The request: Leaving out every picture, retype the lines below from the top through the one that contains "import pandas as pd".

Source data:
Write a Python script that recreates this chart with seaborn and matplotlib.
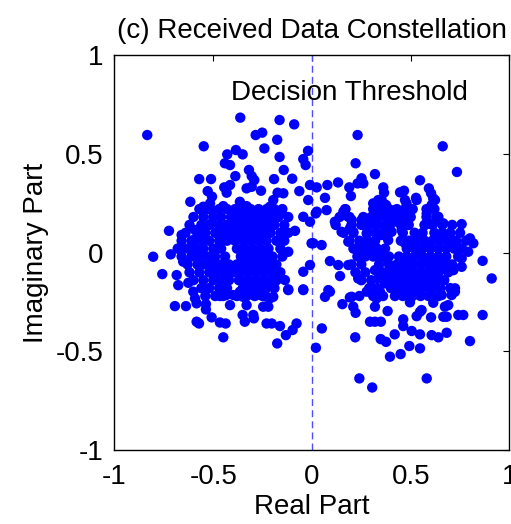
import matplotlib
matplotlib.use("Agg")
import matplotlib.pyplot as plt
import seaborn as sns
import pandas as pd

# ---- scattered / outline samples (real, imag) ----
outline_re = [
    -0.834, -0.363, -0.164, -0.090, -0.285, -0.252, -0.548, -0.176, -0.241, -0.385,
    -0.351, -0.429, -0.020, -0.164, -0.044, -0.032, -0.441, -0.415, -0.319, -0.143,
    -0.388, -0.305, -0.292, -0.571, -0.511, -0.192, -0.100, -0.010, -0.444, -0.415,
    -0.432, -0.528, -0.506, -0.331, -0.305, -0.258, -0.174, -0.145, -0.064, -0.616,
    -0.550, -0.516, -0.449, -0.365, -0.331, -0.196, -0.213, -0.019, -0.542, -0.508,
    -0.724, -0.660, -0.592, -0.601, -0.804, -0.715, -0.668, -0.652, -0.758, -0.685,
    -0.677, -0.626, -0.601, -0.508, -0.086, -0.044, -0.010, -0.153, -0.002, -0.120,
    -0.044, -0.010, -0.044, -0.120, -0.179, -0.137, -0.694, -0.638, -0.592, -0.584,
    -0.537, -0.537, -0.584, -0.572, -0.508, -0.466, -0.437, -0.449, -0.466, -0.434,
    -0.415, -0.398, -0.365, -0.331, -0.349, -0.351, -0.340, -0.297, -0.294, -0.280,
    -0.255, -0.230, -0.213, -0.196, -0.247, -0.221, -0.230, -0.204, -0.162, -0.078,
    -0.098, -0.132, -0.176, -0.120, -0.044,
    0.024, 0.019, 0.231, 0.662, 0.221, 0.734, 0.319, 0.251, 0.260, 0.231,
    0.547, 0.132, 0.078, 0.189, 0.197, 0.361, 0.365, 0.446, 0.466, 0.471,
    0.592, 0.603, 0.614, 0.527, 0.066, 0.336, 0.375, 0.344, 0.167, 0.074,
    0.024, 0.159, 0.184, 0.201, 0.116, 0.150, 0.192, 0.209, 0.251, 0.294,
    0.310, 0.353, 0.344, 0.378, 0.403, 0.420, 0.454, 0.479, 0.488, 0.530,
    0.446, 0.479, 0.454, 0.581, 0.606, 0.623, 0.640, 0.665, 0.758, 0.572,
    0.614, 0.555, 0.572, 0.657, 0.699, 0.716, 0.733, 0.800, 0.817, 0.791,
    0.758, 0.864, 0.910, 0.758, 0.716, 0.665, 0.631, 0.614, 0.648, 0.572,
    0.547, 0.513, 0.471, 0.462, 0.496, 0.437, 0.446, 0.479, 0.429, 0.513,
    0.547, 0.589, 0.640, 0.631, 0.353, 0.386, 0.403, 0.277, 0.285, 0.243,
    0.251, 0.294, 0.327, 0.378, 0.184, 0.007, 0.049, 0.091, 0.133, 0.184,
    0.142, 0.234, 0.319, 0.336, 0.353, 0.370, 0.302, 0.344, 0.327, 0.395,
    0.437, 0.479, 0.530, 0.496, 0.606, 0.657, 0.724, 0.277, 0.083, 0.066,
    0.201, 0.020, 0.050, 0.091, 0.154, 0.192, 0.209, 0.221, 0.319, 0.341,
    0.294, 0.319, 0.349, 0.383, 0.219, 0.348, 0.375, 0.419, 0.395, 0.449,
    0.462, 0.462, 0.493, 0.547, 0.505, 0.547, 0.606, 0.640, 0.682, 0.496,
    0.513, 0.538, 0.530, 0.547, 0.555, 0.603, 0.603, 0.614, 0.707, 0.724,
    0.673, 0.690, 0.665, 0.682, 0.741, 0.766, 0.864, 0.800, 0.240, 0.305,
    0.581,
]
outline_im = [
    0.595, 0.683, 0.671, 0.649, 0.595, 0.607, 0.538, 0.571, 0.527, 0.519,
    0.497, 0.497, 0.515, 0.484, 0.473, 0.443, 0.452, 0.443, 0.418, 0.418,
    0.387, 0.387, 0.367, 0.372, 0.372, 0.372, 0.374, 0.342, 0.330, 0.342,
    0.303, 0.311, 0.283, 0.325, 0.333, 0.313, 0.303, 0.300, 0.311, 0.257,
    0.232, 0.249, 0.235, 0.257, 0.235, 0.266, 0.232, 0.266, 0.224, 0.215,
    0.110, 0.089, 0.114, 0.063, -0.021, -0.009, 0.021, -0.046, -0.109, -0.114,
    -0.165, -0.153, -0.198, 0.148, 0.110, 0.181, 0.156, 0.198, 0.047, 0.004,
    -0.097, -0.063, -0.186, -0.186, -0.139, -0.139, -0.271, -0.271, -0.232, -0.257,
    -0.261, -0.288, -0.350, -0.359, -0.328, -0.354, -0.359, -0.429, -0.220, -0.215,
    -0.266, -0.215, -0.198, -0.266, -0.224, -0.316, -0.350, -0.316, -0.333, -0.215,
    -0.190, -0.224, -0.232, -0.224, -0.274, -0.274, -0.359, -0.359, -0.372, -0.359,
    -0.392, -0.418, -0.460, -0.190, -0.190,
    0.330, 0.198, 0.595, 0.538, 0.452, 0.408, 0.397, 0.376, 0.350, 0.350,
    0.366, 0.355, 0.342, 0.330, 0.286, 0.330, 0.303, 0.305, 0.313, 0.266,
    0.325, 0.300, 0.274, 0.277, 0.277, 0.266, 0.241, 0.232, 0.219, 0.215,
    0.207, 0.207, 0.181, 0.165, 0.156, 0.105, 0.122, 0.105, 0.165, 0.173,
    0.249, 0.266, 0.190, 0.181, 0.148, 0.215, 0.198, 0.249, 0.190, 0.266,
    0.165, 0.139, 0.114, 0.198, 0.241, 0.266, 0.181, 0.148, 0.144, 0.139,
    0.148, 0.089, 0.055, 0.080, 0.097, 0.055, 0.038, 0.072, 0.047, 0.004,
    -0.029, -0.042, -0.131, -0.072, -0.089, -0.038, -0.029, -0.072, -0.089, -0.038,
    0.004, 0.047, 0.047, -0.038, -0.055, -0.072, -0.097, -0.114, -0.139, -0.105,
    -0.114, -0.122, -0.131, -0.173, 0.089, 0.063, 0.105, 0.097, 0.047, 0.047,
    -0.013, -0.004, -0.004, -0.029, 0.055, 0.047, 0.038, -0.043, -0.063, -0.063,
    -0.119, -0.131, -0.089, -0.131, -0.114, -0.156, -0.181, -0.198, -0.232, -0.148,
    -0.181, -0.215, -0.207, -0.198, -0.215, -0.215, -0.181, -0.198, -0.190, -0.224,
    -0.224, -0.482, -0.384, -0.198, -0.261, -0.227, -0.274, -0.305, -0.274, -0.215,
    -0.350, -0.350, -0.350, -0.296, -0.429, -0.438, -0.452, -0.414, -0.527, -0.514,
    -0.338, -0.372, -0.473, -0.485, -0.397, -0.414, -0.418, -0.429, -0.406, -0.252,
    -0.198, -0.190, -0.322, -0.300, -0.291, -0.328, -0.220, -0.254, -0.215, -0.198,
    -0.274, -0.266, -0.325, -0.325, -0.316, -0.316, -0.316, -0.448, -0.637, -0.683,
    -0.637,
]

# ---- dense core samples, row by row (imag value, real values) ----
core_rows_im = [0.22, 0.18, 0.14, 0.10, 0.06, 0.02, -0.02, -0.06, -0.10, -0.14, -0.18, -0.22]
core_rows_re = [
    [-0.57, -0.53, -0.47, -0.43, -0.39, -0.35, -0.31, -0.27, -0.23, -0.19, -0.15,
     0.17, 0.31, 0.35, 0.39, 0.43, 0.47, 0.51, 0.58, 0.62],
    [-0.60, -0.55, -0.50, -0.46, -0.41, -0.37, -0.33, -0.29, -0.25, -0.21, -0.17, -0.12,
     0.14, 0.19, 0.26, 0.30, 0.34, 0.38, 0.42, 0.46, 0.50, 0.58, 0.63],
    [-0.62, -0.56, -0.52, -0.47, -0.43, -0.39, -0.35, -0.31, -0.27, -0.23, -0.19, -0.14,
     0.12, 0.20, 0.25, 0.29, 0.33, 0.37, 0.45, 0.49, 0.57, 0.61, 0.66, 0.71],
    [-0.64, -0.58, -0.54, -0.49, -0.45, -0.41, -0.37, -0.33, -0.29, -0.25, -0.21, -0.16, -0.12,
     0.16, 0.21, 0.28, 0.32, 0.36, 0.46, 0.52, 0.56, 0.62, 0.66, 0.70, 0.75],
    [-0.66, -0.61, -0.56, -0.52, -0.47, -0.43, -0.39, -0.35, -0.31, -0.27, -0.23, -0.18, -0.14,
     0.19, 0.24, 0.28, 0.32, 0.45, 0.49, 0.53, 0.57, 0.61, 0.65, 0.69, 0.73, 0.78],
    [-0.68, -0.63, -0.59, -0.55, -0.50, -0.46, -0.38, -0.34, -0.30, -0.26, -0.22, -0.16,
     0.21, 0.25, 0.29, 0.33, 0.37, 0.48, 0.52, 0.56, 0.60, 0.64, 0.68, 0.72, 0.76],
    [-0.66, -0.61, -0.57, -0.53, -0.49, -0.44, -0.36, -0.32, -0.28, -0.24, -0.20, -0.15,
     0.23, 0.27, 0.31, 0.35, 0.39, 0.44, 0.48, 0.52, 0.56, 0.60, 0.64, 0.68, 0.74],
    [-0.63, -0.58, -0.54, -0.50, -0.46, -0.42, -0.38, -0.34, -0.30, -0.26, -0.22, -0.18,
     0.20, 0.25, 0.34, 0.39, 0.43, 0.47, 0.51, 0.55, 0.59, 0.63, 0.67, 0.71],
    [-0.62, -0.57, -0.52, -0.48, -0.44, -0.40, -0.36, -0.32, -0.28, -0.24, -0.20, -0.16,
     0.22, 0.27, 0.36, 0.40, 0.44, 0.48, 0.52, 0.56, 0.60, 0.64, 0.69],
    [-0.60, -0.55, -0.50, -0.46, -0.42, -0.37, -0.33, -0.29, -0.25, -0.21, -0.18,
     0.25, 0.30, 0.38, 0.42, 0.46, 0.50, 0.54, 0.58, 0.62, 0.67],
    [-0.56, -0.52, -0.47, -0.43, -0.35, -0.31, -0.27, -0.23, -0.19,
     0.29, 0.33, 0.40, 0.44, 0.48, 0.52, 0.56, 0.60, 0.65, 0.70],
    [-0.54, -0.49, -0.45, -0.38, -0.33, -0.29, -0.25,
     0.24, 0.31, 0.36, 0.42, 0.46, 0.51, 0.55, 0.59, 0.64],
]

x_ticks = [-1, -0.5, 0, 0.5, 1]
y_ticks = [-1, -0.5, 0, 0.5, 1]
x_tick_labels = ["-1", "-0.5", "0", "0.5", "1"]
y_tick_labels = ["-1", "-0.5", "0", "0.5", "1"]

re_all = list(outline_re)
im_all = list(outline_im)
for yv, xs in zip(core_rows_im, core_rows_re):
    re_all.extend(xs)
    im_all.extend([yv] * len(xs))
df = pd.DataFrame({"Real": re_all, "Imag": im_all})

sns.set_style("white")
plt.rcParams["font.family"] = ["Liberation Sans", "DejaVu Sans"]
plt.rcParams["text.color"] = "black"
plt.rcParams["axes.labelcolor"] = "black"
plt.rcParams["xtick.color"] = "black"
plt.rcParams["ytick.color"] = "black"

fig = plt.figure(figsize=(5.11, 5.24), dpi=100)
ax = fig.add_axes([0.224, 0.141, 0.773, 0.754])

sns.scatterplot(data=df, x="Real", y="Imag", ax=ax, color="#0000ff",
                s=56, linewidth=0, edgecolor="none", legend=False, zorder=3)

ax.axvline(0, color="#4d4dff", linestyle=(0, (5, 3)), linewidth=1.0, zorder=2)
ax.text(-0.41, 0.81, "Decision Threshold", ha="left", va="center", fontsize=20)

ax.set_xlim(-1, 1)
ax.set_ylim(-1, 1)
ax.set_xticks(x_ticks)
ax.set_xticklabels(x_tick_labels)
ax.set_yticks(y_ticks)
ax.set_yticklabels(y_tick_labels)
ax.tick_params(direction="in", length=4, width=0.8, labelsize=20, top=True, right=True,
               color="black")
ax.tick_params(axis="x", pad=10)
ax.tick_params(axis="y", pad=8)
for sp in ax.spines.values():
    sp.set_visible(True)
    sp.set_color("black")
    sp.set_linewidth(1.0)

ax.set_xlabel("Real Part", fontsize=20, labelpad=3)
ax.set_ylabel("Imaginary Part", fontsize=20, labelpad=5)
ax.set_title("(c) Received Data Constellation", fontsize=20, pad=12)

fig.savefig("out.png", dpi=100)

Full response:
Write a Python script that recreates this chart with seaborn and matplotlib.
import matplotlib
matplotlib.use("Agg")
import matplotlib.pyplot as plt
import seaborn as sns
import pandas as pd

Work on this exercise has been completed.